The European conquest of the Middle East also resulted in those lands being divided up by Western fiat rather than by ethnic or religious lines, greatly angering many Middle Easterners – including the Arab rebels who had fought by the side of the British. The secret Sykes-Picot Agreement of 1916 divided up the former territories of the Ottoman Empire, granting Syria and Lebanon to France and Palestine and Iraq to Britain. Their decisions, their policies, and their disdain for the desires of the native people would go a long way towards turning the Middle East into the mess it is today.
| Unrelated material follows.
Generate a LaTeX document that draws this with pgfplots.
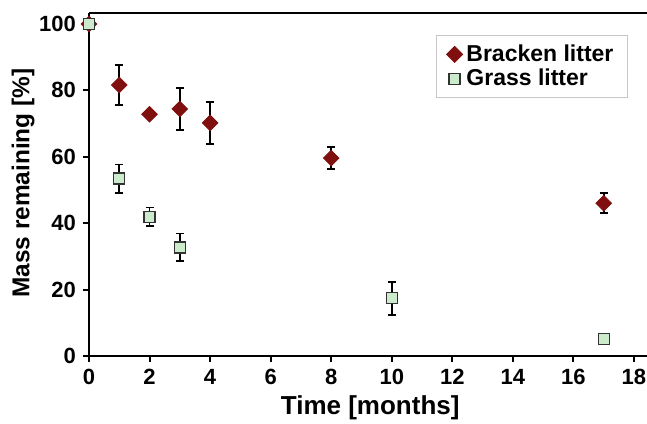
\documentclass[border=0pt]{standalone}
\usepackage{fontspec}
\setmainfont{Liberation Sans}
\usepackage{pgfplots}
\pgfplotsset{compat=1.18}

\definecolor{bracken}{RGB}{128,16,16}
\definecolor{grass}{RGB}{204,235,204}

\begin{document}
\begin{tikzpicture}
    \begin{axis}[
            name=ax,
            width=279pt,
            height=171.5pt,
            scale only axis,
            xmin=0, xmax=18.43,
            ymin=0, ymax=103.3,
            xtick={0,2,...,18},
            ytick={0,20,...,100},
            axis x line*=bottom,
            axis y line*=left,
            axis line style={line width=1.1pt, -},
            tick align=outside,
            major tick length=3pt,
            tick style={line width=1pt, black},
            /pgf/number format/assume math mode=true,
            tick label style={font=\fontsize{11}{13}\selectfont\bfseries},
            xlabel={Time [months]},
            ylabel={Mass remaining [\%]},
            xlabel style={font=\fontsize{13}{15}\selectfont\bfseries,
                at={(axis description cs:0.504,-0.152)}, anchor=center},
            ylabel style={font=\fontsize{12.2}{14}\selectfont\bfseries,
                at={(axis description cs:-0.118,0.504)}, anchor=center},
            legend style={
                at={(0.966,0.936)}, anchor=north east,
                draw=black!22, line width=0.6pt,
                font=\fontsize{11.5}{13}\selectfont\bfseries,
                inner xsep=5pt, inner ysep=2.5pt, row sep=-1.5pt
            },
            legend cell align=left,
            clip=false
        ]

        % Bracken litter: mean and error
        \addplot[
            only marks,
            mark=square*,
            mark size=2.75pt,
            mark options={rotate=45, fill=bracken, draw=bracken},
            error bars/.cd,
            y dir=both, y explicit,
            error mark=|,
            error bar style={line width=0.9pt, black},
            error mark options={line width=0.9pt, black, mark size=2pt}
        ] table[x=t, y=m, y error=e] {
            t   m     e
            0   100   0
            1   81.6  6.0
            2   72.8  1.0
            3   74.4  6.3
            4   70.2  6.4
            8   59.6  3.3
            17  46.0  3.0
        };
        \addlegendentry{Bracken litter}

        % Grass litter: mean and error
        \addplot[
            only marks,
            mark=square*,
            mark size=2.75pt,
            mark options={fill=grass, draw=black!80, line width=0.7pt},
            error bars/.cd,
            y dir=both, y explicit,
            error mark=|,
            error bar style={line width=0.9pt, black},
            error mark options={line width=0.9pt, black, mark size=2pt}
        ] table[x=t, y=m, y error=e] {
            t   m     e
            0   100   0
            1   53.4  4.3
            2   41.9  2.8
            3   32.7  4.2
            10  17.4  5.0
            17  5.1   0.5
        };
        \addlegendentry{Grass litter}

    \end{axis}

    \draw[line width=1.1pt] (ax.north west) -- (ax.north east);

    \pgfresetboundingbox
    \useasboundingbox ([xshift=-44.5pt, yshift=-33.5pt]ax.south west)
        rectangle ([yshift=6.5pt]ax.north east);
\end{tikzpicture}
\end{document}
The Ottomans hadn’t done a great job, but the British and French would be worse, and they would make the Muslim peoples of the Middle East yearn for the days when they had been respected and feared. The Ottoman war effort would be remembered, not as the last gasp of a dying empire, but of the great stand against the Western imperialists. A new, radical form of Islam would begin to rise from the ashes of the Ottoman state, committed to the final defeat of the West.
Why do I talk about World War I so much? Because in a sense, we’re still fighting parts of it to this day.